THEIR bodies lie unmarked and unmourned in a forgotten corner of St Mary's cemetery in Lanark. They are the orphans of Smyllum - babies and children who died over the course of a hundred painful years and were buried beneath the grass without ceremony, without headstones, and without dignity.
Now, thanks to a year-long campaign by surviving orphans, a fitting memorial is to be erected to the estimated 150 forgotten children.
Until now, only a simple stone cross marked the mass grave of the infants who died at the home. All it said was ''Sweet Jesus have mercy on the souls of the children of Smyllum''.
They died between 1864 and 1964, the year the notorious orphanage closed. In recent months, a group of surviving orphans have alleged that the nuns who ran the home were guilty of unholy cruelty towards their charges.
They demanded that the religious order, the Sisters of Charity, pay for a fitting memorial to the ''lost children''. Campaigner Jim Kane, from Forth in Lanarkshire, yesterday confirmed that the Sisters have finally agreed to foot the bill.
''This brings to a conclusion a very unhappy chapter in the life of Smyllum orphanage,'' he said.
Now aged 62, Mr Kane was resident in the orphanage as a child. He regards the nuns' decision as finally righting a long-standing wrong.
He added: ''We had to drop our original plan to list the names of all 151 children because it was impossible to find all the names.
''So many youngsters passed away during a time of high infant mortality, we didn't want to include only some of the names that we could find.''
He said his campaign group, the In-Care Abuse Society (INCAS), was satisfied that a large impressive stone monument bearing the words of an appropriate prayer will soon stand over the graves. The original stone cross will be relocated to another part of the cemetery.

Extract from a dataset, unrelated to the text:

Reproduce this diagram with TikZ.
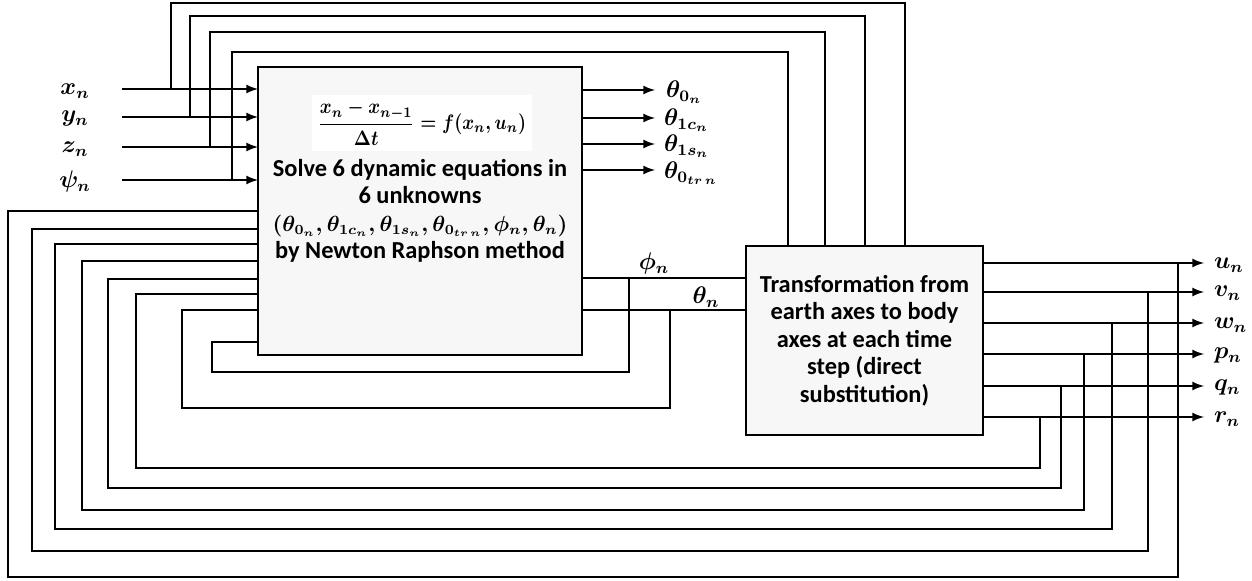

The new memorial will carry the words: ''Life so short, no world to roam, they were taken so young, they never went home. So, spare a thought for them as you pass this way - a prayer if you remember day by day. Our lives so short in need of love but found in the arms of God above. Jesus said: Suffer little children come unto me.''
The inscription will end with the words: ''Proposed by the Sisters of Charity and INCAS.''
Mr Frank Docherty, 59, from East Kilbride, another Smyllum orphan who claims to have survived two years of beating and humiliation at the home during the 1950s, said: ''This will go some way to easing the pain of surviving former Smyllum orphanage people. It's the least anyone can do for these lost children who never made it in life.''
The nuns of Smyllum, many of whom are buried in graves with proper crosses and headstones in another corner of St Mary's cemetery, interred the babies and children in paupers' graves because they did not have the financial resources to give them decent burials. They kept no records of names and details.
Years later, there are few clues to when the children died, how they died, and whether their deaths were investigated and recorded within the requirements of the law. However, there has been no suggestion that any death was other than natural.
The Smyllum home is now demolished and a housing estate stands in its place.